Bill Murray recently sat down for car ride with David Granger and Scott Raab which was transcribed for Esquire Magazine. Here are some of the highlights from the transcription:

On Adele:
"She's really funny. She sings these songs and people are just bathing themselves in tears. They're just crying and weeping over the way she sings the songs. And then she goes [impersonating Adele], "So glad that you're still here. I mean, I had the shits last night, and it was like all over my sheets, all over me panties and me jammies." It's like, "What?" This is the way she talks in between songs. People are just gobsmacked by it, because you don't see it coming. And then she goes [impersonating Adele], "Oh, here's a song. I hope I don't fuck this up 'cause of my drinking." And then she goes back to singing, and you're completely spellbound. 

I became a fan when I was driving my sons to school. I had Adele on, and I look in the rearview mirror and all three of my sons are in the back singing. And I'm thinking, What the hell touched these guys? So I started singing it myself after I dropped them off. [Singing] "You're gonna wish you / Never had met me / Tears are gonna fall / Rolling in the deep…." Anyway, there Trump is at the Adele concert, rolling in the deep with the guys muscling him down the hall. And I go, "Hey, how ya doin'?" He says, "When this is all over, we're gonna get together and we're gonna play some golf." "When this is all over.""

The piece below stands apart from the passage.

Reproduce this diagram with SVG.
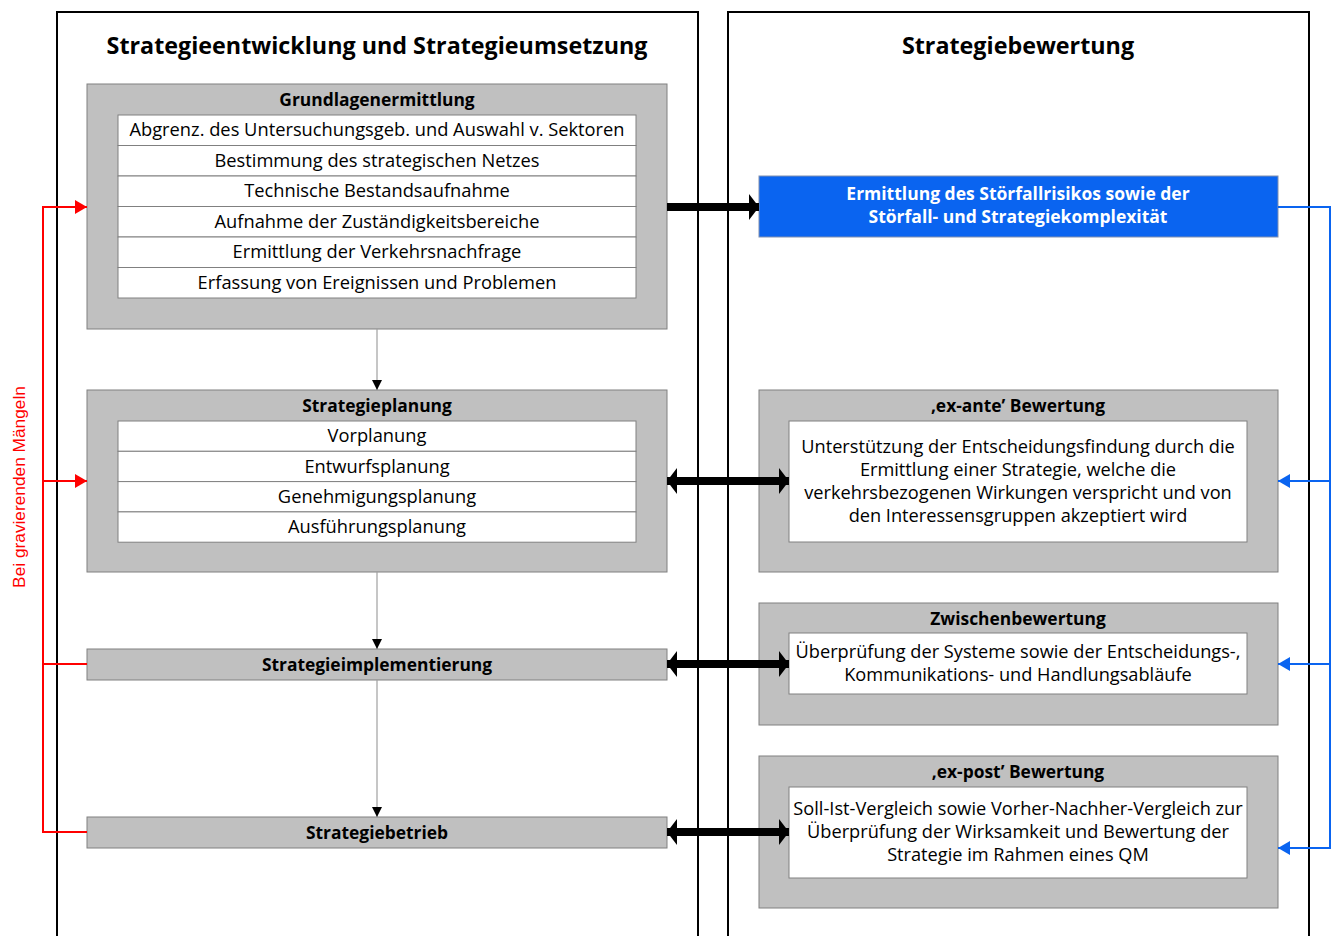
<svg xmlns="http://www.w3.org/2000/svg" width="1337" height="936" viewBox="0 0 1337 936">
<defs>
<style>
.panel{fill:none;stroke:#000;stroke-width:2}
.gbox{fill:#c0c0c0;stroke:#808080;stroke-width:1}
.wrow{fill:#fff;stroke:#808080;stroke-width:1}
.h1{font-family:"Open Sans","Noto Sans",sans-serif;font-weight:bold;font-size:23.3px;text-anchor:middle;fill:#000}
.h2{font-family:"Open Sans","Noto Sans",sans-serif;font-weight:bold;font-size:17.4px;text-anchor:middle;fill:#000}
.t{font-family:"Open Sans","Noto Sans",sans-serif;font-size:18.3px;text-anchor:middle;fill:#000}
.tr{font-family:"Open Sans","Noto Sans",sans-serif;font-size:18.2px;text-anchor:middle;fill:#000}
.wt{font-family:"Open Sans","Noto Sans",sans-serif;font-weight:bold;font-size:17.5px;text-anchor:middle;fill:#fff}
.gray{stroke:#a0a0a0;stroke-width:1.2;fill:none}
.red{stroke:#ff0000;stroke-width:2;fill:none}
.blue{stroke:#0a64f0;stroke-width:2;fill:none}
.thick{stroke:#000;stroke-width:8;fill:none}
</style>
<marker id="ah" markerWidth="10" markerHeight="10" refX="10" refY="5" orient="auto" markerUnits="userSpaceOnUse"><path d="M0,0 L10,5 L0,10 z" fill="#000"/></marker>
<marker id="ahr" markerWidth="12" markerHeight="14" refX="12" refY="7" orient="auto" markerUnits="userSpaceOnUse"><path d="M0,0 L12,7 L0,14 z" fill="#ff0000"/></marker>
<marker id="ahb" markerWidth="12" markerHeight="14" refX="12" refY="7" orient="auto" markerUnits="userSpaceOnUse"><path d="M0,0 L12,7 L0,14 z" fill="#0a64f0"/></marker>
<marker id="ahk" markerWidth="10" markerHeight="26" refX="10" refY="13" orient="auto" markerUnits="userSpaceOnUse"><path d="M0,0 L10,13 L0,26 z" fill="#000"/></marker>
<marker id="ahks" markerWidth="10" markerHeight="26" refX="0" refY="13" orient="auto" markerUnits="userSpaceOnUse"><path d="M10,0 L0,13 L10,26 z" fill="#000"/></marker>
</defs>
<rect width="1337" height="936" fill="#fff"/>

<g id="panel-left">
<path class="panel" d="M57,940 V12 H698 V940"/>
<text class="h1" x="377" y="54">Strategieentwicklung und Strategieumsetzung</text>
</g>
<g id="panel-right">
<path class="panel" d="M728,940 V12 H1309 V940"/>
<text class="h1" x="1018" y="54">Strategiebewertung</text>
</g>

<g id="grundlagen">
<rect class="gbox" x="87" y="84" width="580" height="245"/>
<text class="h2" x="377" y="106">Grundlagenermittlung</text>
<rect class="wrow" x="118" y="115" width="518" height="30.5"/>
<rect class="wrow" x="118" y="145.5" width="518" height="30.5"/>
<rect class="wrow" x="118" y="176" width="518" height="30.5"/>
<rect class="wrow" x="118" y="206.5" width="518" height="30.5"/>
<rect class="wrow" x="118" y="237" width="518" height="30.5"/>
<rect class="wrow" x="118" y="267.5" width="518" height="30.5"/>
<text class="t" x="377" y="136">Abgrenz. des Untersuchungsgeb. und Auswahl v. Sektoren</text>
<text class="t" x="377" y="167">Bestimmung des strategischen Netzes</text>
<text class="t" x="377" y="197">Technische Bestandsaufnahme</text>
<text class="t" x="377" y="228">Aufnahme der Zuständigkeitsbereiche</text>
<text class="t" x="377" y="258">Ermittlung der Verkehrsnachfrage</text>
<text class="t" x="377" y="289">Erfassung von Ereignissen und Problemen</text>
</g>

<g id="strategieplanung">
<rect class="gbox" x="87" y="390" width="580" height="182"/>
<text class="h2" x="377" y="412">Strategieplanung</text>
<rect class="wrow" x="118" y="421" width="518" height="30.3"/>
<rect class="wrow" x="118" y="451.3" width="518" height="30.3"/>
<rect class="wrow" x="118" y="481.6" width="518" height="30.3"/>
<rect class="wrow" x="118" y="511.9" width="518" height="30.3"/>
<text class="t" x="377" y="442">Vorplanung</text>
<text class="t" x="377" y="473">Entwurfsplanung</text>
<text class="t" x="377" y="503">Genehmigungsplanung</text>
<text class="t" x="377" y="533">Ausführungsplanung</text>
</g>

<g id="implementierung">
<rect class="gbox" x="87" y="649" width="580" height="31"/>
<text class="h2" x="377" y="671">Strategieimplementierung</text>
</g>

<g id="betrieb">
<rect class="gbox" x="87" y="817" width="580" height="31"/>
<text class="h2" x="377" y="839">Strategiebetrieb</text>
</g>

<g id="stoerfall">
<rect x="759" y="176" width="519" height="61" fill="#0a64f0" stroke="#8090b0" stroke-width="1"/>
<text class="wt" x="1018" y="200">Ermittlung des Störfallrisikos sowie der</text>
<text class="wt" x="1018" y="223">Störfall- und Strategiekomplexität</text>
</g>

<g id="exante">
<rect class="gbox" x="759" y="390" width="519" height="182"/>
<text class="h2" x="1018" y="412">‚ex-ante’ Bewertung</text>
<rect class="wrow" x="789" y="421" width="458" height="121"/>
<text class="tr" x="1018" y="453">Unterstützung der Entscheidungsfindung durch die</text>
<text class="tr" x="1018" y="476">Ermittlung einer Strategie, welche die</text>
<text class="tr" x="1018" y="499">verkehrsbezogenen Wirkungen verspricht und von</text>
<text class="tr" x="1018" y="522">den Interessensgruppen akzeptiert wird</text>
</g>

<g id="zwischen">
<rect class="gbox" x="759" y="603" width="519" height="122"/>
<text class="h2" x="1018" y="625">Zwischenbewertung</text>
<rect class="wrow" x="789" y="633" width="458" height="61"/>
<text class="tr" x="1018" y="658">Überprüfung der Systeme sowie der Entscheidungs-,</text>
<text class="tr" x="1018" y="681">Kommunikations- und Handlungsabläufe</text>
</g>

<g id="expost">
<rect class="gbox" x="759" y="756" width="519" height="152"/>
<text class="h2" x="1018" y="778">‚ex-post’ Bewertung</text>
<rect class="wrow" x="789" y="787" width="458" height="91"/>
<text class="tr" x="1018" y="815">Soll-Ist-Vergleich sowie Vorher-Nachher-Vergleich zur</text>
<text class="tr" x="1018" y="838">Überprüfung der Wirksamkeit und Bewertung der</text>
<text class="tr" x="1018" y="861">Strategie im Rahmen eines QM</text>
</g>

<g id="connectors">
<line class="gray" x1="377" y1="329" x2="377" y2="390" marker-end="url(#ah)"/>
<line class="gray" x1="377" y1="572" x2="377" y2="649" marker-end="url(#ah)"/>
<line class="gray" x1="377" y1="680" x2="377" y2="817" marker-end="url(#ah)"/>

<line class="thick" x1="667" y1="207" x2="759" y2="207" marker-end="url(#ahk)"/>
<line class="thick" x1="667" y1="481" x2="789" y2="481" marker-start="url(#ahks)" marker-end="url(#ahk)"/>
<line class="thick" x1="667" y1="664" x2="789" y2="664" marker-start="url(#ahks)" marker-end="url(#ahk)"/>
<line class="thick" x1="667" y1="832" x2="789" y2="832" marker-start="url(#ahks)" marker-end="url(#ahk)"/>

<path class="red" d="M87,664 H43 V207 H87" marker-end="url(#ahr)"/>
<path class="red" d="M87,832 H43 V664"/>
<line class="red" x1="43" y1="481" x2="87" y2="481" marker-end="url(#ahr)"/>
<text x="19" y="487" transform="rotate(-90 19 487)" font-family="Liberation Sans, Arial, sans-serif" font-size="17.3" fill="#ff0000" text-anchor="middle" dominant-baseline="central">Bei gravierenden Mängeln</text>

<path class="blue" d="M1278,207 H1330 V848 H1278" marker-end="url(#ahb)"/>
<line class="blue" x1="1330" y1="481" x2="1278" y2="481" marker-end="url(#ahb)"/>
<line class="blue" x1="1330" y1="664" x2="1278" y2="664" marker-end="url(#ahb)"/>
</g>
</svg>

On whether or not he had ever been fired:
"I was let go at the Treasure Island grocery store in Wilmette, Illinois. I must have been 19. One of the managers said, "What did you say to that lady?" I said, "I have no idea—what did I say?" He said, "I'm not even gonna say it." I know I didn't say anything intentionally strange, but I could've said something like "Well, the sausage is, you know, special today" or something like that...So I was let go, and that was too bad, because they liked me there. I was originally hired to cook chestnuts. They decided they'd like to have roasting chestnuts outside to make people feel good on the way in. People just like seeing 'em. No one wants roasted chestnuts. I still don't know how to roast a chestnut."

On retirement:
"I've retired a couple times. I just say, "I'm retired." It keeps a certain kind of person away from you—the kind of person that you really don't want around. The people who are really interested in you will find you eventually...If someone really wants you, they find you."

On his philosophy:
"People say to me, "Don't worry, I'll do it." I'll say, "I'm not a worrier." I started saying it a few years ago, and it makes me feel good. I've sort of hypnotized myself to not really worry so much. Do I sound worried? I think it's a good health tip to say "I'm not a worrier.""

On George Clooney:
"He asked me to work on Monuments Men, and it was really life-changing for me. At the time, I was in a very difficult situation where I was sharing the custody of my children. Two weeks on and two weeks off. And he allowed me to work two weeks on and two weeks off. They flew me back home and back to Germany every two weeks. That's who that guy is. He really thinks about other people. He really came up slow. And he was a driver for his aunt Rosemary, who was one of the biggest stars in the world, and also possibly one of the most difficult people to be with in the world. And yet he was her driver. So you probably can't do anything right when you're the nephew of that person. It was like my caddying experience, where you kind of go, "Well, this is definitely how I don't want to treat people. This is not what I wanna do." I go and visit George at his house and you do nothing but laugh. It's just laughs all day long. It's really good for your soul—you just laugh so much."